Like me, she thought it seemed like a great idea from the outset, but when it comes to actually taking the time off she needs (the reason she chose to work from home in the first place) it feels logistical impossible to do. There is no sick pay. Zero. There’s also a lot less compassion from clients when you tell them that you’re going to miss a deadline because you’re mentally unwell.

And that’s if you even have the balls to tell them that you’ve got a mental illness. It’s hard enough to tell one boss, but to announce is to 5, 6 or maybe more individual people who are all paying your wages with no obligation to keep using your services? Nah mate, I’ll keep it under my hat for now.

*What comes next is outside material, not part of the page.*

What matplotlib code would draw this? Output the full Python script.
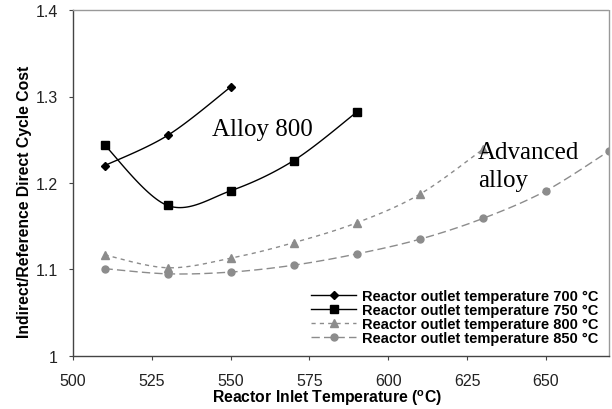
import numpy as np
import matplotlib
matplotlib.use("Agg")
import matplotlib.pyplot as plt

plt.rcParams['font.family'] = ['Liberation Sans', 'DejaVu Sans']
plt.rcParams['mathtext.fontset'] = 'custom'
plt.rcParams['mathtext.bf'] = 'Liberation Sans:bold'
plt.rcParams['mathtext.rm'] = 'Liberation Sans'

# Data
x_700 = [510, 530, 550]
y_700 = [1.220, 1.255, 1.311]
x_750 = [510, 530, 550, 570, 590]
y_750 = [1.244, 1.174, 1.191, 1.226, 1.282]
x_800 = [510, 530, 550, 570, 590, 610, 630]
y_800 = [1.117, 1.102, 1.113, 1.131, 1.154, 1.187, 1.239]
x_850 = [510, 530, 550, 570, 590, 610, 630, 650, 670]
y_850 = [1.101, 1.095, 1.097, 1.105, 1.118, 1.135, 1.159, 1.191, 1.237]

labels = ['Reactor outlet temperature 700 °C',
          'Reactor outlet temperature 750 °C',
          'Reactor outlet temperature 800 °C',
          'Reactor outlet temperature 850 °C']
xticks = [500, 525, 550, 575, 600, 625, 650]
yticks = [1.0, 1.1, 1.2, 1.3, 1.4]
yticklabels = ['1', '1.1', '1.2', '1.3', '1.4']


def smooth(xs, ys, n=30):
    """Uniform Catmull-Rom curve through the data points (Excel-like smoothing)."""
    P = np.column_stack([xs, ys]).astype(float)
    P = np.vstack([P[0], P, P[-1]])
    out = []
    t = np.linspace(0, 1, n)[:, None]
    for i in range(1, len(P) - 2):
        p0, p1, p2, p3 = P[i - 1], P[i], P[i + 1], P[i + 2]
        seg = 0.5 * ((2 * p1) + (-p0 + p2) * t + (2 * p0 - 5 * p1 + 4 * p2 - p3) * t ** 2
                     + (-p0 + 3 * p1 - 3 * p2 + p3) * t ** 3)
        out.append(seg if i == 1 else seg[1:])
    c = np.vstack(out)
    return c[:, 0], c[:, 1]


W, H = 612, 410
fig = plt.figure(figsize=(W / 100, H / 100), dpi=100)
ax = fig.add_axes([73 / W, 1 - 357 / H, (609 - 73) / W, (357 - 11) / H])

gray = '#8c8c8c'
series = [
    (x_700, y_700, 'black', '-', 'D', 4.5, 'black'),
    (x_750, y_750, 'black', '-', 's', 5.5, 'black'),
    (x_800, y_800, gray, (0, (3, 3)), '^', 6, gray),
    (x_850, y_850, gray, (0, (6, 3)), 'o', 5, gray),
]
handles = []
for (xs, ys, col, ls, mk, ms, mc), lab in zip(series, labels):
    sx, sy = smooth(xs, ys)
    ax.plot(sx, sy, color=col, linestyle=ls, linewidth=1.0)
    ax.plot(xs, ys, linestyle='none', marker=mk, markersize=ms, color=mc,
            markeredgecolor=mc)
    h, = ax.plot([], [], color=col, linestyle=ls, linewidth=1.0, marker=mk,
                 markersize=ms, markerfacecolor=mc, markeredgecolor=mc)
    handles.append(h)

ax.set_xlim(500, 670)
ax.set_ylim(1.0, 1.4)
ax.set_xticks(xticks)
ax.set_xticklabels([str(v) for v in xticks])
ax.set_yticks(yticks)
ax.set_yticklabels(yticklabels)
ax.tick_params(axis='both', direction='out', length=3, width=0.8, color='#444444',
               labelsize=11.5, labelcolor='#222222', pad=8)
ax.tick_params(axis='x', pad=9)

for s in ['left', 'bottom']:
    ax.spines[s].set_color('#444444')
    ax.spines[s].set_linewidth(1.0)
for s in ['top', 'right']:
    ax.spines[s].set_color('#999999')
    ax.spines[s].set_linewidth(1.0)
    ax.spines[s].set_linestyle((0, (1, 1)))

fig.text(327 / W, 1 - 398 / H, r'Reactor Inlet Temperature ($^{\mathbf{o}}$C)',
         fontsize=11.3, fontweight='bold', ha='center', va='center')
fig.text(25 / W, 1 - 202 / H, 'Indirect/Reference Direct Cycle Cost',
         fontsize=11.3, fontweight='bold', ha='center', va='center', rotation=90)

serif = 'Liberation Serif'
ax.text(544.2, 1.256, 'Alloy 800', fontsize=18, family=serif, ha='left', va='baseline')
ax.text(628.5, 1.229, 'Advanced', fontsize=18, family=serif, ha='left', va='baseline')
ax.text(628.5, 1.197, 'alloy', fontsize=18, family=serif, ha='left', va='baseline')

leg = ax.legend(handles, labels, loc='lower right', frameon=False,
                prop={'weight': 'bold', 'size': 10.5}, handlelength=3.1,
                handletextpad=0.35, labelspacing=0.0, borderaxespad=0.35)

fig.savefig('out.png', dpi=100)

It’s not just creative freelancers who are feeling the stress. A recent article on Techcrunch.com reported that Deliveroo’s flexible working was comparable to 20th-century dockyards;

where workers would gather around the dock gate desperately hoping that they would be offered work, and where only some workers were fortunate to be offered fairly regular shifts, while others were offered no work at all.

But on page three of her book, Emma Gannon enforces that this is exactly the kind of mentality flexible working is supposed to stamp out. She writes;

Being a multi-hyphenate is about choosing and strategising a plan of attack and having the freedom to take on multiple projects, not being backed into a corner. This is about choosing a lifestyle. This is about taking some power back into our own hands.

Well, that sounds amazing, and although I do feel a lot more in control of my day to day life I can’t help but feeling that I AM still backed into a corner. I’m going through a stage where I’m doing a hell of a lot of work for not much money. I didn’t publicise this when it was published, but you can read my anonymous Money Diary on Refinery 29 to find out the details.

The truth is that I work more now that I ever did when I was a store manager or running the catering facility in a busy tourist attraction. I am working MORE and earning just about enough to get by.

Is this the lifestyle I was looking for? Not quite.